# Ted Koppel on Electric Grid Cyber Threats



## weedygarden (Apr 27, 2011)

http://www.cbsnews.com/videos/lights-out-ted-koppel-on-electric-grid-cyber-threats/



> "Lights Out": Ted Koppel on electric grid cyber threats
> 
> October 27, 2015, 3:32 PM|What happens when terrorists go after U.S. power grids? Emmy and Peabody Award winner Ted Koppel investigates that question in his new book, "Lights Out: A Cyberattack, A Nation Unprepared, Surviving the Aftermath." The veteran newsman joins "CBS This Morning" to discuss the potentially massive toll from a possible full-scale cyberattack.


This was on the morning news and evidently he has done some good research on the subject. Ted Koppel has heard and believes that it is just a matter of time before there is a cyber-attack that takes the grid down.


----------



## hiwall (Jun 15, 2012)

On another un-named forum a member had got an advanced copy of this book. He said it was good but really not news to us preppers. He thought it might open the eyes of some of the sheep if they read it.


----------



## jnrdesertrats (Jul 3, 2010)

hiwall said:


> On another un-named forum a member had got an advanced copy of this book. He said it was good but really not news to us preppers. He thought it might open the eyes of some of the sheep if they read it.


If only Kim and whats his name would tweet about it. Can you imagine if they used thier power for good.


----------



## weedygarden (Apr 27, 2011)

hiwall said:


> On another un-named forum a member had got an advanced copy of this book. He said it was good but really not news to us preppers. He thought it might open the eyes of some of the sheep if they read it.


I think that many of us are aware of the problems and concerned, but I just happened, kind of by accident, to see this on the morning news. If you watched the video clip, you know that Ted Koppel researched this topic for 2 years. He went to Utah and interviewed Mormon leaders.

It was a great conversation for national news, but how many or few saw it?

My hope is that this will be reported on other channels, and other news forms.

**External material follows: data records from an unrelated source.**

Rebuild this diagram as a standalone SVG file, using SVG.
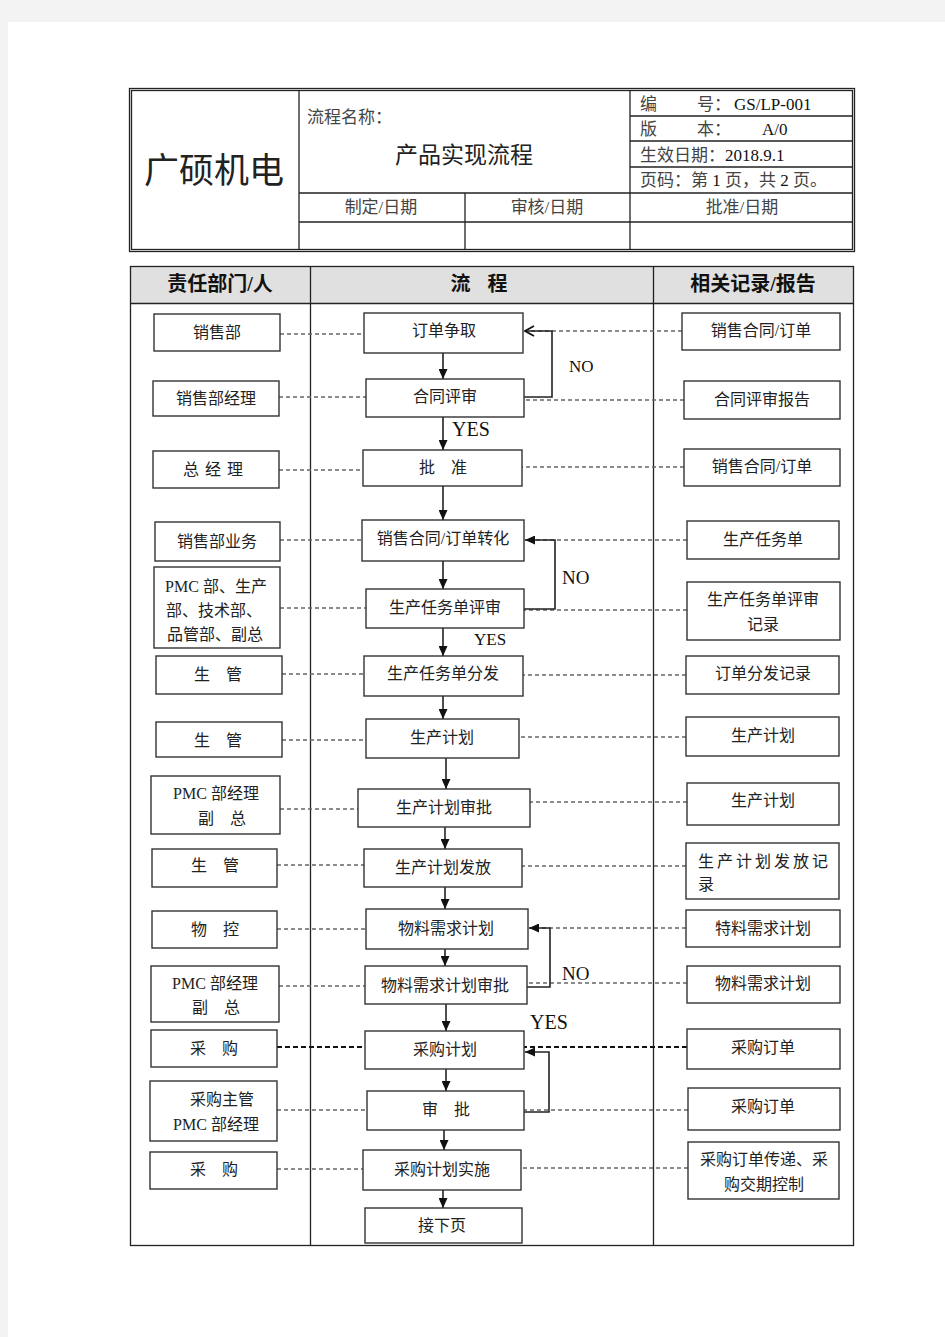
<svg xmlns="http://www.w3.org/2000/svg" width="945" height="1337" viewBox="0 0 945 1337">
<style>
.t{font-family:"Liberation Serif","Noto Sans CJK SC",serif;fill:#222}
.b{font-size:16px;text-anchor:middle}
.h{font-size:17px;fill:#444}
.hd{font-size:20px;font-weight:bold;text-anchor:middle;fill:#111}
.box{fill:#fff;stroke:#333;stroke-width:1.4}
.grid{fill:none;stroke:#222;stroke-width:1.3}
.dash{stroke:#666;stroke-width:1.5;stroke-dasharray:4 3;fill:none}
.dashb{stroke:#111;stroke-width:2;stroke-dasharray:5 3;fill:none}
.arr{stroke:#222;stroke-width:1.6;fill:none}
.lbl{font-family:"Liberation Serif",serif;fill:#111}
</style>
<defs>
<marker id="ah" markerUnits="userSpaceOnUse" markerWidth="10" markerHeight="9" refX="10" refY="4.5" orient="auto">
<path d="M0,0 L10,4.5 L0,9 z" fill="#111"/>
</marker>
<marker id="chev" markerUnits="userSpaceOnUse" markerWidth="12" markerHeight="12" refX="11" refY="6" orient="auto">
<path d="M2,1 L11,6 L2,11" fill="none" stroke="#111" stroke-width="1.8"/>
</marker>
</defs>
<rect width="945" height="1337" fill="#f3f3f3"/>
<rect x="8" y="22" width="937" height="1315" fill="#fff"/>

<g id="header">
<rect x="129.5" y="88.5" width="725" height="163" class="grid"/>
<rect x="131.5" y="90.5" width="721" height="159" class="grid"/>
<path class="grid" d="M299,90 V250 M630,90 V250 M465,193 V250 M299,193 H852 M299,222 H852 M630,116 H852 M630,141 H852 M630,167 H852"/>
<text class="t" x="214" y="183" font-size="35" text-anchor="middle" fill="#222">广硕机电</text>
<text class="t h" x="307" y="123">流程名称：</text>
<text class="t" x="464" y="163" font-size="23" text-anchor="middle" fill="#111">产品实现流程</text>
<text class="t h" y="110"><tspan x="640">编</tspan><tspan x="697">号：</tspan><tspan x="734" fill="#111">GS/LP-001</tspan></text>
<text class="t h" y="135"><tspan x="640">版</tspan><tspan x="697">本：</tspan><tspan x="762" fill="#111">A/0</tspan></text>
<text class="t h" x="640" y="161">生效日期：<tspan fill="#111">2018.9.1</tspan></text>
<text class="t h" x="640" y="186">页码：第 <tspan fill="#111">1</tspan> 页，共 <tspan fill="#111">2</tspan> 页。</text>
<text class="t h" x="381" y="213" text-anchor="middle">制定/日期</text>
<text class="t h" x="547" y="213" text-anchor="middle">审核/日期</text>
<text class="t h" x="742" y="213" text-anchor="middle">批准/日期</text>
</g>

<g id="table">
<rect x="130.5" y="266.5" width="723" height="37" fill="#e0e0e0"/>
<rect x="130.5" y="266.5" width="723" height="979" class="grid"/>
<path class="grid" d="M130,303.5 H853 M310.5,266 V1245 M653.5,266 V1245"/>
<text class="t hd" x="220" y="291">责任部门/人</text>
<text class="t hd" x="482" y="291" letter-spacing="6">流 程</text>
<text class="t hd" x="753" y="291">相关记录/报告</text>
</g>

<g id="connectors">
<!-- left dashes -->
<path class="dash" d="M280,334 H364 M279,397 H366 M279,470 H363 M280,540 H362 M280,608 H366 M282,674 H364 M282,740 H366 M280,809 H358 M277,865 H364 M277,929 H366 M279,986 H365 M277,1110 H367 M277,1169 H363"/>
<path class="dashb" d="M277,1047 H365"/>
<!-- right dashes -->
<path class="dash" d="M682,331 H530 M684,400 H524 M684,467 H522 M687,540 H530 M687,610 H524 M686,675 H523 M686,737 H519 M687,802 H530 M686,866 H522 M686,928 H532 M687,983 H527 M688,1110 H524 M688,1168 H521"/>
<path class="dashb" d="M687,1047 H524"/>
<!-- vertical arrows -->
<g class="arr" marker-end="url(#ah)">
<line x1="443" y1="353" x2="443" y2="379"/>
<line x1="443" y1="417" x2="443" y2="450"/>
<line x1="443" y1="486" x2="443" y2="520"/>
<line x1="443" y1="561" x2="443" y2="589"/>
<line x1="443" y1="628" x2="443" y2="656"/>
<line x1="443" y1="696" x2="443" y2="719"/>
<line x1="446" y1="758" x2="446" y2="789"/>
<line x1="445" y1="827" x2="445" y2="849"/>
<line x1="445" y1="887" x2="445" y2="909"/>
<line x1="445" y1="949" x2="445" y2="966"/>
<line x1="446" y1="1004" x2="446" y2="1031"/>
<line x1="446" y1="1069" x2="446" y2="1091"/>
<line x1="444" y1="1130" x2="444" y2="1150"/>
<line x1="443" y1="1190" x2="443" y2="1208"/>
</g>
<!-- loops -->
<path class="arr" d="M524,397 H552 V331 H525" marker-end="url(#chev)"/>
<path class="arr" d="M524,609 H555 V540 H525" marker-end="url(#ah)"/>
<path class="arr" d="M527,987 H550 V928 H529" marker-end="url(#ah)"/>
<path class="arr" d="M524,1112 H549 V1052 H525" marker-end="url(#ah)"/>
<text class="lbl" x="569" y="372" font-size="17">NO</text>
<text class="lbl" x="452" y="436" font-size="20">YES</text>
<text class="lbl" x="562" y="584" font-size="19">NO</text>
<text class="lbl" x="474" y="645" font-size="17">YES</text>
<text class="lbl" x="562" y="980" font-size="19">NO</text>
<text class="lbl" x="530" y="1029" font-size="20">YES</text>
</g>

<!-- left column -->
<g id="L1"><rect class="box" x="154" y="314" width="126" height="37"/><text class="t b" x="217" y="338">销售部</text></g>
<g id="L2"><rect class="box" x="153" y="381" width="126" height="35"/><text class="t b" x="216" y="404">销售部经理</text></g>
<g id="L3"><rect class="box" x="153" y="451" width="126" height="37"/><text class="t b" x="216" y="475" letter-spacing="6">总经理</text></g>
<g id="L4"><rect class="box" x="155" y="522" width="125" height="39"/><text class="t b" x="217" y="547">销售部业务</text></g>
<g id="L5"><rect class="box" x="154" y="567" width="126" height="81"/><text class="t b" x="216" y="592">PMC 部、生产</text><text class="t b" x="214" y="616">部、技术部、</text><text class="t b" x="215" y="640">品管部、副总</text></g>
<g id="L6"><rect class="box" x="156" y="656" width="126" height="38"/><text class="t b" x="218" y="680">生　管</text></g>
<g id="L7"><rect class="box" x="156" y="722" width="126" height="35"/><text class="t b" x="218" y="746">生　管</text></g>
<g id="L8"><rect class="box" x="151" y="776" width="129" height="58"/><text class="t b" x="216" y="799">PMC 部经理</text><text class="t b" x="222" y="824">副　总</text></g>
<g id="L9"><rect class="box" x="152" y="849" width="125" height="38"/><text class="t b" x="215" y="871">生　管</text></g>
<g id="L10"><rect class="box" x="152" y="911" width="125" height="37"/><text class="t b" x="215" y="935">物　控</text></g>
<g id="L11"><rect class="box" x="151" y="966" width="128" height="56"/><text class="t b" x="215" y="989">PMC 部经理</text><text class="t b" x="216" y="1013">副　总</text></g>
<g id="L12"><rect class="box" x="151" y="1030" width="126" height="37"/><text class="t b" x="214" y="1054">采　购</text></g>
<g id="L13"><rect class="box" x="150" y="1081" width="127" height="60"/><text class="t b" x="222" y="1105">采购主管</text><text class="t b" x="216" y="1130">PMC 部经理</text></g>
<g id="L14"><rect class="box" x="150" y="1152" width="127" height="37"/><text class="t b" x="214" y="1175">采　购</text></g>

<!-- middle column -->
<g id="M1"><rect class="box" x="364" y="313" width="159" height="40"/><text class="t b" x="444" y="336">订单争取</text></g>
<g id="M2"><rect class="box" x="366" y="379" width="158" height="38"/><text class="t b" x="445" y="402">合同评审</text></g>
<g id="M3"><rect class="box" x="363" y="450" width="159" height="36"/><text class="t b" x="443" y="473">批　准</text></g>
<g id="M4"><rect class="box" x="362" y="520" width="162" height="41"/><text class="t b" x="443" y="544">销售合同/订单转化</text></g>
<g id="M5"><rect class="box" x="366" y="589" width="158" height="39"/><text class="t b" x="445" y="613">生产任务单评审</text></g>
<g id="M6"><rect class="box" x="364" y="656" width="159" height="40"/><text class="t b" x="443" y="679">生产任务单分发</text></g>
<g id="M7"><rect class="box" x="366" y="719" width="153" height="39"/><text class="t b" x="442" y="743">生产计划</text></g>
<g id="M8"><rect class="box" x="358" y="789" width="172" height="38"/><text class="t b" x="444" y="813">生产计划审批</text></g>
<g id="M9"><rect class="box" x="364" y="849" width="158" height="38"/><text class="t b" x="443" y="873">生产计划发放</text></g>
<g id="M10"><rect class="box" x="366" y="909" width="162" height="40"/><text class="t b" x="446" y="934">物料需求计划</text></g>
<g id="M11"><rect class="box" x="365" y="966" width="162" height="38"/><text class="t b" x="445" y="991">物料需求计划审批</text></g>
<g id="M12"><rect class="box" x="365" y="1031" width="159" height="38"/><text class="t b" x="445" y="1055">采购计划</text></g>
<g id="M13"><rect class="box" x="367" y="1091" width="157" height="39"/><text class="t b" x="446" y="1115">审　批</text></g>
<g id="M14"><rect class="box" x="363" y="1150" width="158" height="40"/><text class="t b" x="442" y="1175">采购计划实施</text></g>
<g id="M15"><rect class="box" x="365" y="1208" width="157" height="35"/><text class="t b" x="442" y="1231">接下页</text></g>

<!-- right column -->
<g id="R1"><rect class="box" x="682" y="313" width="158" height="37"/><text class="t b" x="761" y="336">销售合同/订单</text></g>
<g id="R2"><rect class="box" x="684" y="381" width="156" height="38"/><text class="t b" x="762" y="405">合同评审报告</text></g>
<g id="R3"><rect class="box" x="684" y="449" width="156" height="37"/><text class="t b" x="762" y="472">销售合同/订单</text></g>
<g id="R4"><rect class="box" x="687" y="521" width="152" height="38"/><text class="t b" x="763" y="545">生产任务单</text></g>
<g id="R5"><rect class="box" x="687" y="582" width="153" height="58"/><text class="t b" x="763" y="605">生产任务单评审</text><text class="t b" x="763" y="630">记录</text></g>
<g id="R6"><rect class="box" x="686" y="656" width="153" height="38"/><text class="t b" x="763" y="679">订单分发记录</text></g>
<g id="R7"><rect class="box" x="686" y="717" width="153" height="39"/><text class="t b" x="763" y="741">生产计划</text></g>
<g id="R8"><rect class="box" x="687" y="783" width="152" height="42"/><text class="t b" x="763" y="806">生产计划</text></g>
<g id="R9"><rect class="box" x="686" y="843" width="153" height="56"/><text class="t" font-size="16" x="698" y="867" textLength="130" lengthAdjust="spacing">生产计划发放记</text><text class="t" font-size="16" x="698" y="890">录</text></g>
<g id="R10"><rect class="box" x="686" y="910" width="154" height="37"/><text class="t b" x="763" y="934">特料需求计划</text></g>
<g id="R11"><rect class="box" x="687" y="966" width="153" height="37"/><text class="t b" x="763" y="989">物料需求计划</text></g>
<g id="R12"><rect class="box" x="687" y="1029" width="153" height="40"/><text class="t b" x="763" y="1053">采购订单</text></g>
<g id="R13"><rect class="box" x="688" y="1088" width="152" height="42"/><text class="t b" x="763" y="1112">采购订单</text></g>
<g id="R14"><rect class="box" x="688" y="1142" width="151" height="57"/><text class="t b" x="764" y="1165">采购订单传递、采</text><text class="t b" x="764" y="1190">购交期控制</text></g>
</svg>
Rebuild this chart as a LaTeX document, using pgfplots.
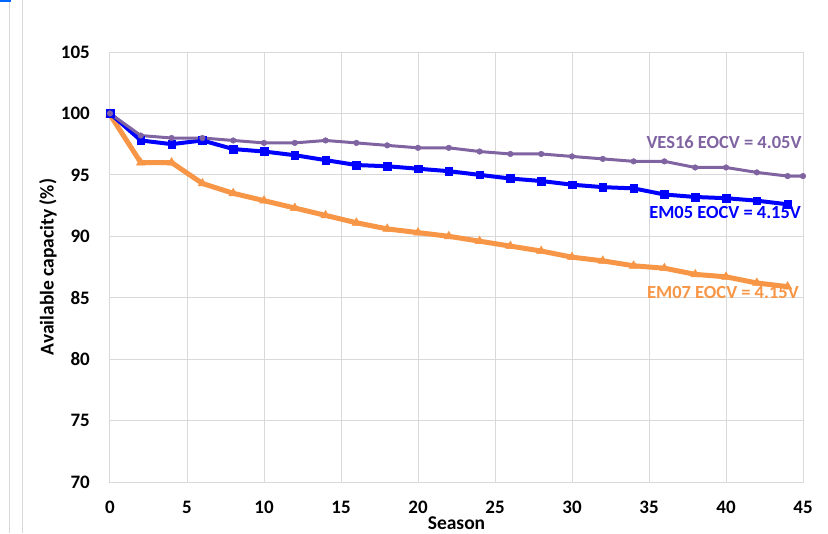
\documentclass[border=0pt]{standalone}
\usepackage{fontspec}
\setmainfont{Carlito}
\usepackage{pgfplots}
\pgfplotsset{compat=1.18}
\usetikzlibrary{calc}
\definecolor{Grid}{HTML}{D9D9D9}
\definecolor{Ves}{HTML}{8064A2}
\definecolor{Em05}{HTML}{0000FF}
\definecolor{Em07}{HTML}{F79646}

\pgfplotstableread{
x y
0 100.0
2 98.2
4 98.0
6 98.0
8 97.8
10 97.6
12 97.6
14 97.8
16 97.6
18 97.4
20 97.2
22 97.2
24 96.9
26 96.7
28 96.7
30 96.5
32 96.3
34 96.1
36 96.1
38 95.6
40 95.6
42 95.2
44 94.9
45 94.9
}\ves

\pgfplotstableread{
x y
0 100.0
2 97.8
4 97.5
6 97.8
8 97.1
10 96.9
12 96.6
14 96.2
16 95.8
18 95.7
20 95.5
22 95.3
24 95.0
26 94.7
28 94.5
30 94.2
32 94.0
34 93.9
36 93.4
38 93.2
40 93.1
42 92.9
44 92.6
}\emfive

\pgfplotstableread{
x y
0 99.9
2 96.0
4 96.0
6 94.3
8 93.5
10 92.9
12 92.3
14 91.7
16 91.1
18 90.6
20 90.3
22 90.0
24 89.6
26 89.2
28 88.8
30 88.3
32 88.0
34 87.6
36 87.4
38 86.9
40 86.7
42 86.2
44 85.9
}\emseven

\begin{document}
\begin{tikzpicture}
\begin{axis}[
  name=ax,
  scale only axis,
  width=693pt, height=430pt,
  xmin=0, xmax=45, ymin=70, ymax=105,
  xtick={0,5,...,45}, ytick={70,75,...,105},
  grid=major,
  grid style={Grid, line width=1pt},
  axis line style={Grid, line width=1pt},
  major tick length=0pt,
  tick style={draw=none},
  clip=false,
  /pgf/number format/assume math mode=true,
  ticklabel style={font=\fontsize{19}{22}\selectfont\bfseries, inner sep=0pt},
  xticklabel style={yshift=-19pt},
  yticklabel style={xshift=-20pt},
  xlabel={Season},
  ylabel={Available capacity (\%)},
  label style={font=\fontsize{19.5}{22}\selectfont\bfseries},
  xlabel style={at={(axis description cs:0.5,0)}, anchor=base, yshift=-47pt},
  ylabel style={at={(axis description cs:0,0.5)}, anchor=center, yshift=62pt},
]
\addplot[Em07, line width=5pt, mark=triangle*, mark size=5pt, mark options={line width=0.5pt}] table {\emseven};
\addplot[Em05, line width=4pt, mark=square*, mark size=3.8pt, mark options={line width=0.5pt}] table {\emfive};
\addplot[Ves, line width=3pt, mark=*, mark size=2.8pt, mark options={line width=0.5pt}] table {\ves};
\node[Ves, font=\fontsize{18.5}{22}\selectfont\bfseries] at (axis cs:39.87,97.68) {VES16 EOCV = 4.05V};
\node[Em05, font=\fontsize{18.5}{22}\selectfont\bfseries] at (axis cs:39.94,91.9) {EM05 EOCV = 4.15V};
\node[Em07, font=\fontsize{18.5}{22}\selectfont\bfseries] at (axis cs:39.8,85.39) {EM07 EOCV = 4.15V};
\end{axis}
\pgfresetboundingbox
\path[use as bounding box] ($(ax.south west)+(-110pt,-51pt)$) rectangle ($(ax.north east)+(25pt,52pt)$);
\draw[Grid, line width=1pt] ($(ax.south west)+(-100pt,-51pt)$) -- ($(ax.north west)+(-100pt,52pt)$);
\draw[Grid, line width=1pt] ($(ax.south west)+(-87pt,-51pt)$) -- ($(ax.north west)+(-87pt,52pt)$);
\draw[Em05!60!cyan, line width=2.5pt] ($(ax.north west)+(-110pt,51pt)$) -- ($(ax.north west)+(-99pt,51pt)$);
\end{tikzpicture}
\end{document}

And maybe, Ted Koppel is now a prepper? My guess is that he does not have much influence, but he had Gayle King, Charlie Rose and Nora Donnell talking about the problem. I think this would have to have gotten my attention if I were them. But maybe they are sheep and waiting for someone else to take care of them?


----------



## hiwall (Jun 15, 2012)

weedy you are correct of course. Ted Koppel has some name recognition and I think a reputation of not being a wacko. So maybe like I said it will open a few eyes. Especially if they are motivated enough to actually buy and read this book.
But everyone on this forum (and others like this one) already know the score and we are in different stages of readiness. We are mostly all open to teaching and assisting others once they get their eyes open. I hope this book is a best seller.


----------



## Country Living (Dec 15, 2009)

We pre-ordered the book. I suspect, as do most of you, it has similar messages to One Second After, Lights Out, etc. which were all published under the fiction category. If Koppel's book gets people prepping and, maybe more focus on executable solutions for an aging grid, then it will be worth the read.

Unfortunately, it just might be a handbook for the bad guys to focus in on the weak spots and take them out simultaneously (as was the lead-off story in The Borrowed World).


----------



## fteter (May 23, 2014)

With all due respect, Mr. Koppel is a journalist. His mainstay is researching and summarizing whatever others have to say. Probably better to read and listen to the same sources that Mr. Koppel used. Firsthand knowledge is always better when you can get it...and in this day and age you can.


----------



## Country Living (Dec 15, 2009)

Maybe if the issue gets raised enough by more "known" people something might be done about it. Also, aggregating the data and noting sources usually provides more credibility than a stand-alone opinion. Of course this assumes the sources have credibility already.

I hope he has success in raising the issue to the right people who are in a position to make the decisions and have a chance at obtaining funding.


----------